Mr. Giuliani, other campaign finance lawyers said, might have a hard time defending the assertion that all of his legal advice to Mr. Trump relates to his status as a candidate, given that much of the effort involves actions Mr. Trump has taken while serving as president. It also would add weight to the argument that the work Mr. Giuliani was doing on Ukraine was related to Mr. Trump’s re-election effort, two of the lawyers said
“If what he is doing for the president is for the campaign, how does he argue that the Ukraine corruption issue is not about the election?” asked Larry Noble, the F.E.C.’s former general counsel. “They are inconsistent arguments.”

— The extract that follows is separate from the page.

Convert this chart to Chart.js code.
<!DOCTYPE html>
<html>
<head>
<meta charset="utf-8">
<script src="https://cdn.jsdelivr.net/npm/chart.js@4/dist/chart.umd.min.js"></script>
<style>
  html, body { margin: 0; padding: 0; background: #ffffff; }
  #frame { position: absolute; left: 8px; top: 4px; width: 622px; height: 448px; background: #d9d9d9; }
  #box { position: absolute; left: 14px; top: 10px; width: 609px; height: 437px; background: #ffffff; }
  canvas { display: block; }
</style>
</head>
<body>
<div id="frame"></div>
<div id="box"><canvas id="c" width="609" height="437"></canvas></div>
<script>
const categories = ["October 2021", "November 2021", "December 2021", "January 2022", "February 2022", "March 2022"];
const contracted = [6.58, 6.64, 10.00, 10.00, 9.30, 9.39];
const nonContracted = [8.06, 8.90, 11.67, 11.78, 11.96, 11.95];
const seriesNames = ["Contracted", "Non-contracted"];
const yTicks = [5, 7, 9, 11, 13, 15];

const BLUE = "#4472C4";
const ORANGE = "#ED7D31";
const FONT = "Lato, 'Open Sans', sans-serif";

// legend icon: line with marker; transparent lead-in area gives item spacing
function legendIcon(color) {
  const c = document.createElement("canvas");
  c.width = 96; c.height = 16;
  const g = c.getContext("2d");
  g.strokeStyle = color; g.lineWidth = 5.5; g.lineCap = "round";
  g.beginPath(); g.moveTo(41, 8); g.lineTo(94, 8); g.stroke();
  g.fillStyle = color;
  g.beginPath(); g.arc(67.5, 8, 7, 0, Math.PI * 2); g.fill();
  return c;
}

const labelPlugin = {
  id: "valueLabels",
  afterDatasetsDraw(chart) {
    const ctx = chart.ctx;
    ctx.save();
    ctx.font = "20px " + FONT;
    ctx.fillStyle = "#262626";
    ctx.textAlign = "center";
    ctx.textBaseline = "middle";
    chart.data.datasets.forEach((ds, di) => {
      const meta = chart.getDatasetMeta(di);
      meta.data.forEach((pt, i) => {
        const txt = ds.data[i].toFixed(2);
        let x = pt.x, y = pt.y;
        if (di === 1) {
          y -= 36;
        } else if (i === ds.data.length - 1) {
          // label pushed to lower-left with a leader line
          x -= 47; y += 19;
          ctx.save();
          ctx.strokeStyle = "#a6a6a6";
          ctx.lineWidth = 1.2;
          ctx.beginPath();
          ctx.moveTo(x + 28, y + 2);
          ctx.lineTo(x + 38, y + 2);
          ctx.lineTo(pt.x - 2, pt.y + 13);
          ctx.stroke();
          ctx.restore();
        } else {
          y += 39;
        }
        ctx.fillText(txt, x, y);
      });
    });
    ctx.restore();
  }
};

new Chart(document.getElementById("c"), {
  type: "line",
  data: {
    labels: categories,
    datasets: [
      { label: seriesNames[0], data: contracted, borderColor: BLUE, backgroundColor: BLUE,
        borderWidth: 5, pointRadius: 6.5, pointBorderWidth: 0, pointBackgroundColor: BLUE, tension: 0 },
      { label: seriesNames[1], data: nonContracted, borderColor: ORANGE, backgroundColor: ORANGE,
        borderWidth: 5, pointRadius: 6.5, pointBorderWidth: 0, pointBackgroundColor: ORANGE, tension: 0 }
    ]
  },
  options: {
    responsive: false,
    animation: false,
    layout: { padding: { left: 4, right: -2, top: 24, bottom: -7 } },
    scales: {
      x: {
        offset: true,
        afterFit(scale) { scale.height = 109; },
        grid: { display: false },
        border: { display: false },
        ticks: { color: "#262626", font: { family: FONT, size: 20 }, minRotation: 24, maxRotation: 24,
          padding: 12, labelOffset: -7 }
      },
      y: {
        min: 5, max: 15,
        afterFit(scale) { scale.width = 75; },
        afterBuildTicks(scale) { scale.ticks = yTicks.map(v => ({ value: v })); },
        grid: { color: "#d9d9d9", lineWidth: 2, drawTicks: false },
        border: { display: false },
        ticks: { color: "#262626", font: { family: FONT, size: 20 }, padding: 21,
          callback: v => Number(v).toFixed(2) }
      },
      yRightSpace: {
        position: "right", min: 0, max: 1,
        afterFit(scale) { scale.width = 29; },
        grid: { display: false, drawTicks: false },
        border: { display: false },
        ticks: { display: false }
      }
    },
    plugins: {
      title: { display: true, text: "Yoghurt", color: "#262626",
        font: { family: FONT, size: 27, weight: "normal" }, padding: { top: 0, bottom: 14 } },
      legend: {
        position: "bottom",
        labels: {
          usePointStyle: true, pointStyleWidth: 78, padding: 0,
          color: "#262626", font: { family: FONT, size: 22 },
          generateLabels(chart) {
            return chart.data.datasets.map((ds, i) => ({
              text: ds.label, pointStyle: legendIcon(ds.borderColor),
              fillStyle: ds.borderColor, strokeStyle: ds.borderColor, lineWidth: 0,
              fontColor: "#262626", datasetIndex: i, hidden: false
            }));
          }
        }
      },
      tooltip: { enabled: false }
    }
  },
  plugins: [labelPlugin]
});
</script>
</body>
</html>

In late November, a liberal watchdog organization, Citizens for Responsibility and Ethics in Washington, asked the Justice Department and the Office of Government Ethics to investigate the nondisclosure, saying it “seemingly violates federal law and undermines the integrity of the public financial disclosure program.”
“We’re not saying that President Trump can’t accept the free legal work,” said Virginia Canter, a lawyer for the group, which frequently sues the Trump administration. “What he does have to do is disclose the value and nature of any pro bono services.”
Mr. Clinton, who was under investigation by Congress and a special counsel for much of his time in office, raised more than $10 million through two funds to pay legal bills. Donations were capped at $1,000 in the first of the funds, and at $10,000 in the second.
During the his presidency, a conservative watchdog, Judicial Watch, claimed in a lawsuit that Mr. Clinton’s personal insurer was bending its coverage rules to pay some of his legal bills, saying it was trying to win “gratitude and favor” to create an agreeable “regulatory environment.” The suit did not succeed.
Ms. Clark, the law professor, said that Mr. Clinton and Mr. Trump were in parallel situations, in that both relied on donations to meet substantial legal costs, but reiterated that donations to the Clinton fund were capped at $10,000 a year. The value of a single day of Mr. Giuliani’s donated services would far exceed that. “There is no comparison in the size of the individual gifts,” she said.